Prior to 1980, under the above example, if the land was located in Mississippi, the corporation and the shareholders would each have a capital gain under our Mississippi state taxation statutes. See Miss.Code Ann. Secs. 27-7-1 and 27-7-9 (1972).

Let us add a factor to the example. Let us assume that of the three shareholders, only A was a citizen of Mississippi. This, of course, would be irrelevant to the United States Government, because the corporation and all shareholders are under the taxable jurisdiction of the federal government.

As to this State, however, would B and C have had to pay a capital gain tax to the State of Mississippi upon the retirement of their shares in final distribution of the corporate assets? We never addressed this particular question prior to 1980, and we need not address it in this decision. It is the question rather than the answer which is significant. B and C may have been required to pay a Mississippi capital gain tax, or they may not have.

What is certain, however, is that ABC, Inc., would have been subject to this State's capital gain tax, whether B and C would have or not. The entire corporate assets consisted of land located in Mississippi.

In 1980 this State enacted Chapter 461, Laws 1980, subparagraphs (j)(3) of which states:

Sec. 27-7-9. Gain or loss on disposition of property.

(j) Special rules.

(3) Gain or loss on sales or exchanges in connection with certain liquidations. Subject to the condition provided herein, no gain or loss shall be recognized to a corporation from the sale or exchange by it of property within the period of twelve (12) months beginning on the date of the adoption by said corporation of a plan of complete liquidation if such gain or loss would not be recognized to such corporation for federal income tax purposes under the provisions of Section 337 of the Federal Internal Revenue Code. As a condition to non-recognition of gain or loss, such corporation shall withhold from distributions to shareholders and pay over to the commissioner, on forms furnished, an amount equal to three percent (3%) of the total value of any money, property or instruments of indebtedness distributed to all stockholders as a liquidating distribution. Such amounts paid to the commissioner shall be deemed to be payments of estimated tax of the stockholders pursuant to the Mississippi Income Tax Withholding Act of 1968 and shall be allocated pro rata to the stockholders taxpayer account.
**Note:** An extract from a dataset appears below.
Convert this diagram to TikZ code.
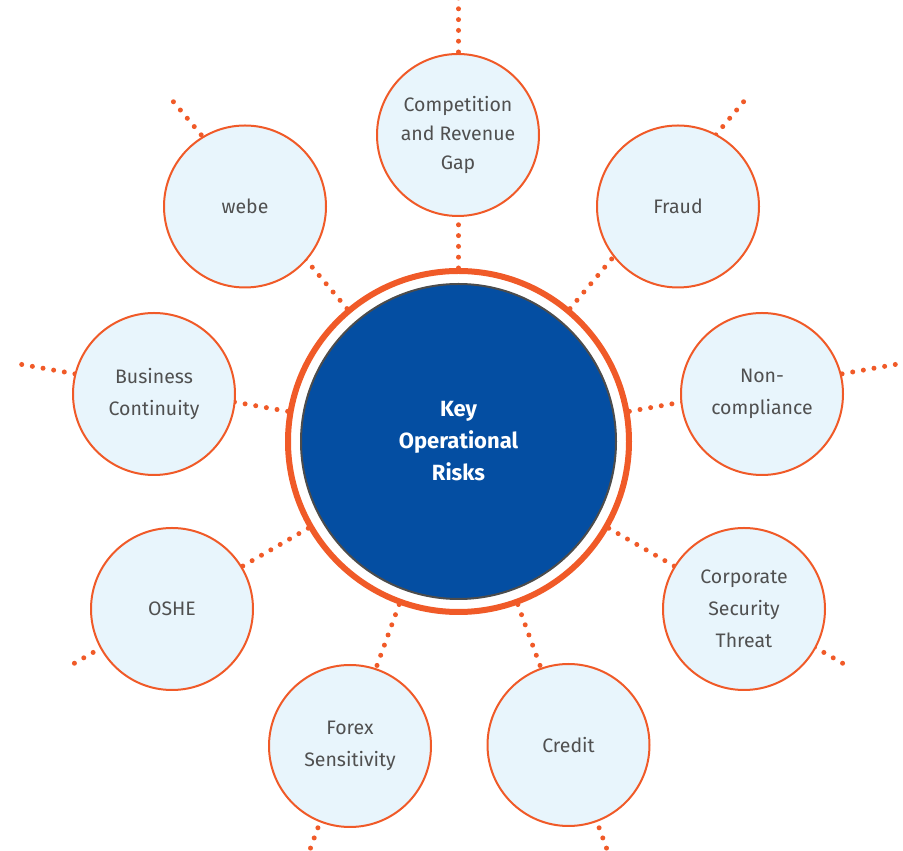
\documentclass[tikz,border=0pt]{standalone}
\usepackage{fontspec}
\setmainfont{Fira Sans}
\usepackage{tikz}
\usetikzlibrary{backgrounds}
\definecolor{riskorange}{RGB}{240,90,40}
\definecolor{riskfill}{RGB}{232,245,252}
\definecolor{coreblue}{RGB}{4,78,162}
\definecolor{labelgray}{RGB}{80,80,80}

\begin{document}
\begin{tikzpicture}[x=1pt, y=1pt, font=\fontsize{19.5}{32}\selectfont, risk/.style={circle, draw=riskorange, line width=2pt, fill=riskfill, minimum size=162pt, inner sep=0pt, align=center, text=labelgray}, spoke/.style={draw=riskorange, line width=5pt, line cap=round, dash pattern=on 0pt off 10.8pt}]
\useasboundingbox (0,0) rectangle (903,851);
\node[circle, draw=riskorange, line width=6pt, fill=white, minimum size=341pt, inner sep=0pt] (ring) at (458.5,409.5) {};
\node[circle, draw=black!70, line width=2pt, fill=coreblue, minimum size=315pt, inner sep=0pt, align=center, text=white, font=\bfseries\fontsize{22}{32}\selectfont] (key) at (ring.center) {Key\\Operational\\Risks};
% the nine risks round the core
\node[risk, font=\fontsize{19.5}{29}\selectfont] (comp) at (458,716) {Competition\\and Revenue\\Gap};
\node[risk] (fraud) at (678,644.5) {Fraud};
\node[risk] (noncomp) at (762,457) {Non-\\compliance};
\node[risk] (corp) at (744,242) {Corporate\\Security\\Threat};
\node[risk] (credit) at (568.5,106) {Credit};
\node[risk] (forex) at (350,105) {Forex\\Sensitivity};
\node[risk] (oshe) at (172,242) {OSHE};
\node[risk] (bcont) at (154,457) {Business\\Continuity};
\node[risk] (webe) at (245,644.5) {webe};
\begin{scope}[on background layer]
\clip (0,0) rectangle (903,851);
\foreach \ang in {90,50,10,-30,-70,-110,-150,170,130} {
  \path (ring.center) ++(\ang:450) coordinate (tip);
  \draw[spoke] (ring) -- (tip);
}
\end{scope}
\end{tikzpicture}
\end{document}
The headnote of this statute reads in pertinent part:

AN ACT to amend Section 27-7-9, Mississippi Code of 1972, to clarify the basis for determining gain or loss on the disposition of property; ... to establish special rules with Sections 332, 333, 334, 337 and 355 of the Federal Internal Revenue Code, with modifications....

The 1980 Act paragraphs (j)(3) thus provides that no taxable gain or loss from a sale or exchange of...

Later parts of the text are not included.